The refusal of the court to give the requested instruction as to penalties was not error. In Johnson v. State, 308 So.2d 38 (Fla. 1975) the Supreme Court held that the provision for such instruction as set out in Florida Rules of Criminal Procedure 3.390(a) was directory and not mandatory, and that the granting or denying of a request for such instruction would rest within the sound discretion of the trial judge. That ruling has been followed in numerous later decisions. See: State v. Terry, 336 So.2d 65, 66, n. 1 (Fla. 1976).
In contending that the court committed reversible error by denying their motions to suppress, the appellants present five grounds. On consideration thereof in light of the record, briefs and argument we hold they are without merit.
First, appellants argue that the official to whom the application was made and who entered the wire tap order was not a "neutral and detached magistrate". In cases relied on by the appellants, Johnson v.

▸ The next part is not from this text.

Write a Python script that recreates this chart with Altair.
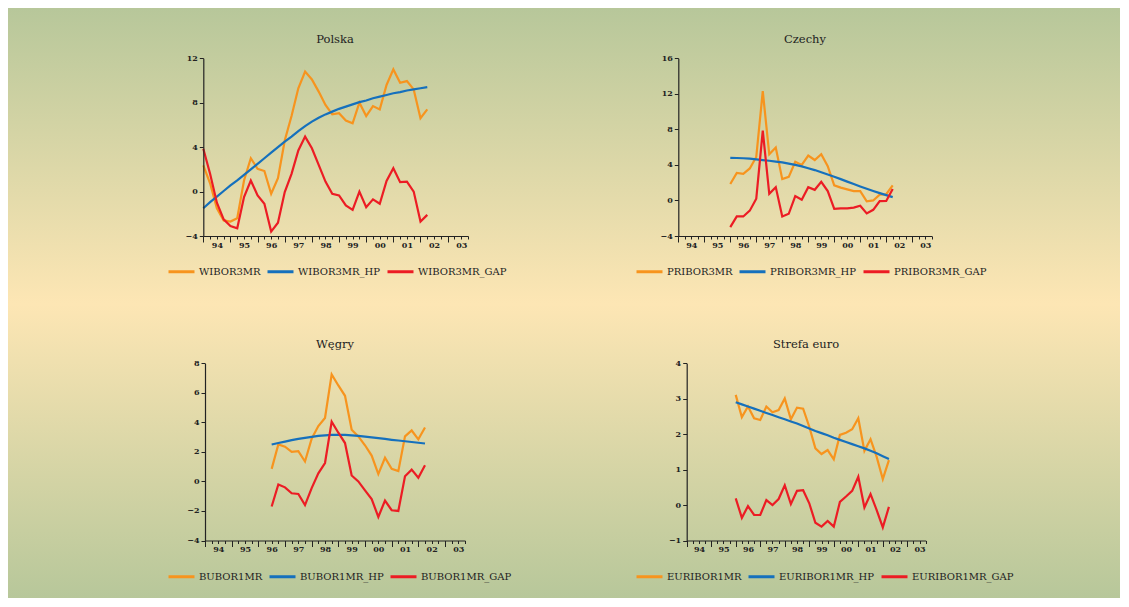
import altair as alt
import pandas as pd

# ---------------- data (quarter index: 0 = 1994Q1) ----------------
YEAR_LABELS = ["94", "95", "96", "97", "98", "99", "00", "01", "02", "03"]
QUARTER_TICKS = list(range(0, 40))

PL_NAMES = ["WIBOR3MR", "WIBOR3MR_HP", "WIBOR3MR_GAP"]
PL_START = 0
PL_RATE = [2.35, 0.75, -1.5, -2.6, -2.7, -2.4, 1.0, 3.0, 2.05, 1.85, -0.2, 1.2, 4.6, 6.8,
           9.3, 10.8, 10.1, 9.0, 7.8, 6.95, 7.05, 6.4, 6.15, 8.0, 6.8, 7.7, 7.4, 9.6, 11.0,
           9.8, 9.95, 9.2, 6.6, 7.4]
PL_HP = [-1.5, -0.95, -0.45, 0.05, 0.55, 1.0, 1.5, 2.0, 2.5, 3.0, 3.5, 4.0, 4.5, 4.95, 5.45,
         5.9, 6.3, 6.65, 6.95, 7.2, 7.45, 7.65, 7.85, 8.05, 8.2, 8.4, 8.55, 8.7, 8.85, 8.95,
         9.1, 9.2, 9.3, 9.4]
PL_GAP = [3.85, 1.6, -1.0, -2.5, -3.1, -3.3, -0.5, 1.0, -0.35, -1.1, -3.6, -2.8, -0.05, 1.6,
          3.7, 4.95, 3.9, 2.4, 0.9, -0.2, -0.35, -1.25, -1.65, 0.0, -1.4, -0.7, -1.1, 0.95,
          2.1, 0.85, 0.9, 0.0, -2.7, -2.1]

CZ_NAMES = ["PRIBOR3MR", "PRIBOR3MR_HP", "PRIBOR3MR_GAP"]
CZ_START = 8
CZ_RATE = [1.85, 3.1, 3.0, 3.6, 4.9, 12.3, 5.2, 5.95, 2.4, 2.65, 4.35, 4.0, 5.05, 4.55, 5.2,
           3.85, 1.7, 1.45, 1.25, 1.05, 1.05, -0.1, 0.0, 0.65, 0.7, 1.7]
CZ_HP = [4.8, 4.78, 4.75, 4.7, 4.62, 4.55, 4.47, 4.38, 4.28, 4.15, 4.0, 3.83, 3.63, 3.42,
         3.18, 2.93, 2.67, 2.4, 2.12, 1.85, 1.58, 1.32, 1.07, 0.83, 0.6, 0.38]
CZ_GAP = [-3.0, -1.8, -1.8, -1.15, 0.2, 7.85, 0.75, 1.5, -1.8, -1.5, 0.5, 0.08, 1.5, 1.2, 2.1,
          1.05, -0.95, -0.9, -0.9, -0.8, -0.6, -1.45, -1.05, -0.08, -0.05, 1.3]

HU_NAMES = ["BUBOR1MR", "BUBOR1MR_HP", "BUBOR1MR_GAP"]
HU_START = 10
HU_RATE = [0.85, 2.5, 2.35, 2.0, 2.05, 1.35, 2.9, 3.75, 4.3, 7.25, 6.5, 5.8, 3.5, 3.05, 2.45,
           1.75, 0.5, 1.6, 0.85, 0.7, 3.05, 3.45, 2.85, 3.65]
HU_HP = [2.5, 2.6, 2.7, 2.8, 2.88, 2.95, 3.02, 3.08, 3.12, 3.15, 3.16, 3.15, 3.12, 3.08, 3.03,
         2.98, 2.93, 2.88, 2.82, 2.77, 2.72, 2.67, 2.62, 2.57]
HU_GAP = [-1.7, -0.2, -0.4, -0.8, -0.85, -1.6, -0.45, 0.55, 1.25, 4.05, 3.3, 2.6, 0.4, 0.0,
          -0.6, -1.2, -2.4, -1.3, -1.95, -2.0, 0.35, 0.8, 0.25, 1.1]

EU_NAMES = ["EURIBOR1MR", "EURIBOR1MR_HP", "EURIBOR1MR_GAP"]
EU_START = 8
EU_RATE = [3.11, 2.48, 2.78, 2.45, 2.40, 2.78, 2.62, 2.68, 3.01, 2.42, 2.75, 2.72, 2.21, 1.60,
           1.44, 1.55, 1.29, 1.98, 2.04, 2.14, 2.45, 1.53, 1.86, 1.36, 0.73, 1.27]
EU_HP = [2.90, 2.84, 2.78, 2.72, 2.66, 2.60, 2.54, 2.48, 2.42, 2.36, 2.30, 2.23, 2.16, 2.09,
         2.03, 1.97, 1.90, 1.84, 1.78, 1.72, 1.66, 1.60, 1.53, 1.46, 1.38, 1.30]
EU_GAP = [0.19, -0.36, -0.03, -0.28, -0.28, 0.14, 0.0, 0.17, 0.56, 0.03, 0.40, 0.42, 0.05,
          -0.5, -0.61, -0.45, -0.61, 0.09, 0.24, 0.40, 0.8, -0.07, 0.31, -0.14, -0.63, -0.05]

# ---------------- style ----------------
GREEN = "#b7c79a"
CREAM = "#fde6b4"
COLORS = ["#f7941e", "#1570bd", "#ec1c24"]
FONT = "DejaVu Serif"
INK = "#222222"

QW = 556
QH_TOP = 296
QH_BOT = 294

LABEL_EXPR = ("datum.value % 4 == 2 ? " + str(YEAR_LABELS) +
              "[(datum.value - 2) / 4] : ''")


def panel(title, names, start, series, ydomain, yticks, W, H, top_row, g):
    rows = []
    for name, vals in zip(names, series):
        for k, v in enumerate(vals):
            rows.append({"i": start + k, "v": v, "s": name})
    df = pd.DataFrame(rows)

    if top_row:
        stops = [alt.GradientStop(color=GREEN, offset=0), alt.GradientStop(color=CREAM, offset=1)]
    else:
        stops = [alt.GradientStop(color=CREAM, offset=0), alt.GradientStop(color=GREEN, offset=1)]

    bg = alt.Chart(pd.DataFrame({"a": [0]})).mark_rect(
        fill=alt.Gradient(gradient="linear", stops=stops, x1=0, x2=0, y1=0, y2=1),
        strokeWidth=0,
    ).encode(x=alt.value(0), x2=alt.value(W), y=alt.value(0), y2=alt.value(H))

    ttl = alt.Chart(pd.DataFrame({"t": [title]})).mark_text(
        font=FONT, fontSize=11.5, color=INK, align="center", baseline="middle"
    ).encode(x=alt.value(g["tx"]), y=alt.value(g["ty"]), text="t:N")

    lines = alt.Chart(df).mark_line(strokeWidth=2.2).encode(
        x=alt.X(
            "i:Q",
            scale=alt.Scale(domain=[0, 39], range=[g["x0"], g["x1"]], nice=False, zero=False),
            axis=alt.Axis(
                values=QUARTER_TICKS, labelExpr=LABEL_EXPR, title=None, orient="bottom",
                offset=g["yb"] - H, grid=False, domainColor=INK, domainWidth=1.2,
                tickColor=INK, tickWidth=1,
                tickSize={"condition": {"test": "datum.value % 4 == 0", "value": 6}, "value": 3},
                labelFont=FONT, labelFontSize=8, labelFontWeight="bold", labelColor=INK,
                labelPadding=2, labelOverlap=False, labelFlush=False, zindex=1,
            ),
        ),
        y=alt.Y(
            "v:Q",
            scale=alt.Scale(domain=ydomain, range=[g["yb"], g["yt"]], nice=False, zero=False),
            axis=alt.Axis(
                values=yticks, title=None, orient="left", offset=-g["x0"], grid=False,
                domainColor=INK, domainWidth=1.2, tickColor=INK, tickWidth=1, tickSize=4,
                labelFont=FONT, labelFontSize=8, labelFontWeight="bold", labelColor=INK,
                labelPadding=2, labelOverlap=False, labelFlush=False, zindex=1,
            ),
        ),
        color=alt.Color(
            "s:N",
            scale=alt.Scale(domain=names, range=COLORS),
            legend=alt.Legend(
                orient="none", legendX=g["lx"], legendY=g["ly"], direction="horizontal",
                title=None, symbolType="stroke", symbolSize=676, symbolStrokeWidth=3,
                labelFont=FONT, labelFontSize=10, labelColor=INK, labelOffset=3,
                columnPadding=0, padding=0, zindex=1,
            ),
        ),
        order="i:Q",
    )
    return alt.layer(bg, ttl, lines).properties(width=W, height=H)


pl = panel("Polska", PL_NAMES, PL_START, [PL_RATE, PL_HP, PL_GAP], [-4, 12], [-4, 0, 4, 8, 12],
           QW, QH_TOP, True,
           dict(tx=327, ty=32, x0=195.3, x1=460, yt=50.3, yb=228, lx=159, ly=249))
cz = panel("Czechy", CZ_NAMES, CZ_START, [CZ_RATE, CZ_HP, CZ_GAP], [-4, 16],
           [-4, 0, 4, 8, 12, 16], QW, QH_TOP, True,
           dict(tx=241, ty=32, x0=114.3, x1=367.7, yt=50.3, yb=228, lx=71, ly=249))
hu = panel("Węgry", HU_NAMES, HU_START, [HU_RATE, HU_HP, HU_GAP], [-4, 8],
           [-4, -2, 0, 2, 4, 6, 8], QW, QH_BOT, False,
           dict(tx=327, ty=41, x0=197, x1=457, yt=59.3, yb=236.5, lx=159, ly=258))
eu = panel("Strefa euro", EU_NAMES, EU_START, [EU_RATE, EU_HP, EU_GAP], [-1, 4],
           [-1, 0, 1, 2, 3, 4], QW, QH_BOT, False,
           dict(tx=242, ty=41, x0=122.7, x1=361.7, yt=59.3, yb=236.5, lx=71, ly=258))

top = alt.hconcat(pl, cz, spacing=0).resolve_scale(x="independent", y="independent", color="independent")
bottom = alt.hconcat(hu, eu, spacing=0).resolve_scale(x="independent", y="independent", color="independent")

chart = (
    alt.vconcat(top, bottom, spacing=0)
    .resolve_scale(x="independent", y="independent", color="independent")
    .properties(padding=0)
    .configure(background=CREAM)
    .configure_view(stroke=None)
)

chart.save("out.html", embed_options={"renderer": "svg", "actions": False})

United States, 333 U.S. 10, 68 S.Ct. 367, 92 L.Ed. 436 (1947) and Connally v. Georgia, 429 U.S. 245, 97 S.Ct. 546, 50 L.Ed.2d 444 (1977), it was pointed out that the requirement is that the official to whom the application is to be made and who is to determine probable cause shall be a neutral and detached magistrate, as distinguished from an officer engaged in the often competitive enterprise of ferreting out crime. Here that official, a circuit judge, fully met that requirement.